The Willdenow’s oak in Arlington. (John Carey)

All too often, when older homes are demolished to make room for larger new homes, the trees that shaded the old homes, sometimes for generations, are cut down.

That could have been the fate of a mighty oak on the corner of North Nottingham and 27th streets. More than 18 feet in circumference, the Willdenow’s oak (a natural hybrid between a black oak and southern red oak) escaped the widespread felling of Arlington’s trees during the Civil War for fuel and building materials and is listed among Arlington’s 100 designated “champion” trees. Thought to be the largest Willdenow’s oak in the state, with its acorns in the Smithsonian, “it’s truly irreplaceable and a living part of Arlington’s history,” said local plant ecologist Rod Simmons.

That pedigree, however, offered no protection against developers’ chain saws. To make room for a larger house, “normally it would have been taken down,” said DS Homes project manager Bill Nichols. DS Homes bought the property for redevelopment in 2014, after the longtime homeowner died.

But this story has a happy ending, thanks to the activism of local residents and the willingness of DS Homes to alter its original plans. Neighbor Vicki Arroyo, my wife, collected scores of signatures on a petition to save the tree.

“It was clear that Arlington residents are frustrated by the loss of mature trees to development,” she said. “People of all ages wanted to do what they could to save this special tree, but there was also a sense that ‘enough is enough.’ ”

When Paula Kelso, another neighbor, an editor at The Post and a volunteer for TreeStewards of Arlington and Alexandria, became aware of the threat, she swung into action. “I made a couple of urgent calls to the developer, knowing that the heavy machinery could come up at any minute,” she said. Kelso organized meetings between neighbors and DS Homes. As a result, “before we even started the house, we knew that there had been a petition and that the neighborhood wanted the tree saved,” Nichols said. “When we go into a neighborhood, we want to get along with everyone. So we decided that DS Homes was going to do what it could to save the tree.”

The designers worked around the huge oak, which is near the edge of a wide lot, siting the garage on the tree side of the property.
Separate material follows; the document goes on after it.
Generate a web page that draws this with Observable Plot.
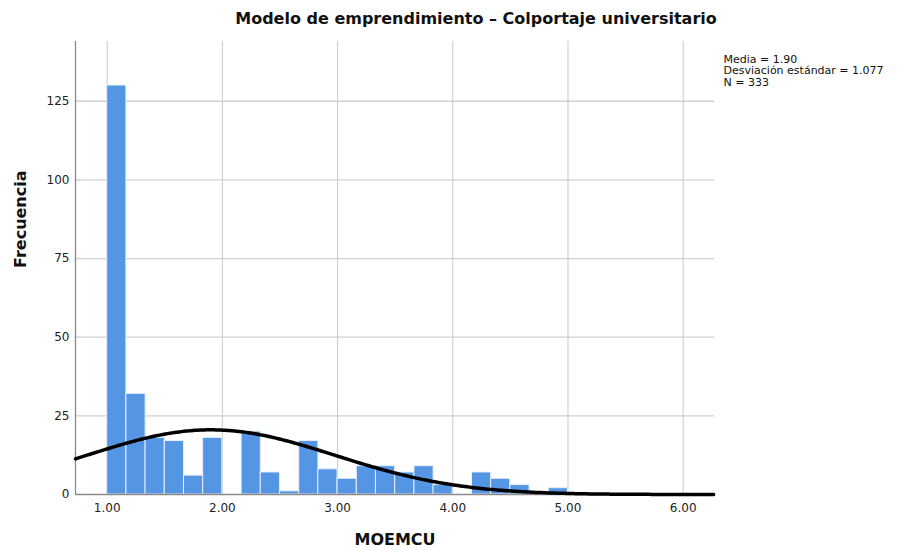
<!DOCTYPE html>
<html>
<head>
<meta charset="utf-8">
<script src="https://cdn.jsdelivr.net/npm/d3@7"></script>
<script src="https://cdn.jsdelivr.net/npm/@observablehq/plot@0.6"></script>
<style>
  body { margin: 0; background: #fff; }
  svg { font-family: "DejaVu Sans", sans-serif; }
</style>
</head>
<body>
<div id="chart"></div>
<script>
// Histogram data (bin lower edges and counts)
const binStarts = [1.000, 1.167, 1.333, 1.500, 1.667, 1.833, 2.000, 2.167, 2.333, 2.500, 2.667, 2.833,
                   3.000, 3.167, 3.333, 3.500, 3.667, 3.833, 4.000, 4.167, 4.333, 4.500, 4.667, 4.833];
const binWidth = 1 / 6;
const counts = [130, 32, 18, 17, 6, 18, 0, 20, 7, 1, 17, 8,
                5, 9, 9, 7, 9, 3, 0, 7, 5, 3, 0, 2];
const xTicks = [1, 2, 3, 4, 5, 6];
const yTicks = [0, 25, 50, 75, 100, 125];
const mean = 1.90, sd = 1.077, n = 333;
const title = "Modelo de emprendimiento – Colportaje universitario";
const statsLines = ["Media = 1.90", "Desviación estándar = 1.077", "N = 333"];
const xLabel = "MOEMCU", yLabel = "Frecuencia";

const bins = binStarts.map((s, i) => ({x1: s, x2: s + binWidth, y: counts[i]}));
const xDomain = [0.725, 6.272];
const curve = d3.range(xDomain[0], xDomain[1] + 0.001, 0.02).map(x => ({
  x, y: n * binWidth * Math.exp(-0.5 * ((x - mean) / sd) ** 2) / (sd * Math.sqrt(2 * Math.PI))
}));

const chart = Plot.plot({
  width: 901,
  height: 550,
  marginLeft: 75,
  marginRight: 187,
  marginTop: 41,
  marginBottom: 56,
  style: {fontFamily: "DejaVu Sans, sans-serif", fontSize: "12px", color: "#222"},
  x: {domain: xDomain, ticks: xTicks, tickFormat: d => d.toFixed(2), label: null, tickSize: 0, tickPadding: 9},
  y: {domain: [0, 144], ticks: yTicks, label: null, tickSize: 0, tickPadding: 6},
  marks: [
    Plot.gridX(xTicks, {stroke: "#c8c8c8", strokeOpacity: 1}),
    Plot.gridY(yTicks.slice(1), {stroke: "#d0d0d0", strokeOpacity: 1, strokeWidth: 1.3}),
    Plot.rectY(bins, {x1: "x1", x2: "x2", y: "y", fill: "#5596e4", stroke: "#e6effb", strokeWidth: 1, inset: 0}),
    Plot.ruleX([xDomain[0]], {stroke: "#8a8a8a", strokeWidth: 1.3}),
    Plot.ruleY([0], {stroke: "#8a8a8a", strokeWidth: 1.3}),
    Plot.line(curve, {x: "x", y: "y", stroke: "#000", strokeWidth: 3.5, curve: "basis"}),
    Plot.axisX({ticks: xTicks, tickFormat: d => d.toFixed(2), tickSize: 0, tickPadding: 9, fontSize: 12, fill: "#222", label: null}),
    Plot.axisY({ticks: yTicks, tickSize: 0, tickPadding: 6, fontSize: 12, fill: "#222", label: null}),
    Plot.text([title], {frameAnchor: "top", dx: 81, dy: -29, fontWeight: "bold", fontSize: 16, fill: "#111"}),
    Plot.text([xLabel], {frameAnchor: "bottom", dy: 50, fontWeight: "bold", fontSize: 16, fill: "#111"}),
    Plot.text([yLabel], {frameAnchor: "left", dx: -55, rotate: -90, fontWeight: "bold", fontSize: 16, fill: "#111"}),
    Plot.text([statsLines.join("\n")], {frameAnchor: "top-right", textAnchor: "start", lineAnchor: "top",
      dx: 9, dy: 13, lineHeight: 1.05, fontSize: 11, fill: "#111"})
  ]
});
document.getElementById("chart").appendChild(chart);
</script>
</body>
</html>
Because there would be no basement under the garage, the tree’s roots would have the maximum room and minimum disturbance, leaving plenty of room for a large house.

Protecting the oak saved DS Homes thousands of dollars in tree removal costs, as well as the expense of planting new trees to meet Arlington County’s requirement that tree canopies cover 20 percent of a redeveloped property within 20 years of construction. “It was a whole lot better that we saved the tree,” said Nichols. “It is so appealing — and a heck of a conversation piece.”

In fact, the oak, and what it represented, was one of the key attractions for the buyers of the new house, Nicholas and Lisa Solinger. “We had lived in a similar older neighborhood in Minnesota, with a similarly grand tree in the front yard,” said Nicholas Solinger. He found an article about the neighborhood petition to save the tree, he said. “We were just tickled by the tree and the story itself of the neighborhood coming together.”

The Solingers hung a tire swing from one of the tree’s massive branches for their two boys to play on, and they and their friends are loving it.

The tree’s immense canopy offers shade, and the oak also intercepts tens of thousands of gallons of rainwater that otherwise would pour each year into storm sewers and streams — and perhaps into basements.

What’s frustrating to Arlington’s many tree lovers, though, is that such stories are unusual. “It’s rare to preserve of tree of this specialness,” said Arlington County’s acting urban forest manager Vincent Verweij. The key to preserving the Nottingham Street Willdenow’s oak? Neighborhood activism, Verweij said.

“For me and for this neighborhood, it has become a unifying emblem, and a reminder of this area’s past,” said Kelso. “I hope it will serve as encouragement to others who want to do the same thing in their neighborhoods.”

The writer is a member of Arlington County’s Urban Forestry Commission.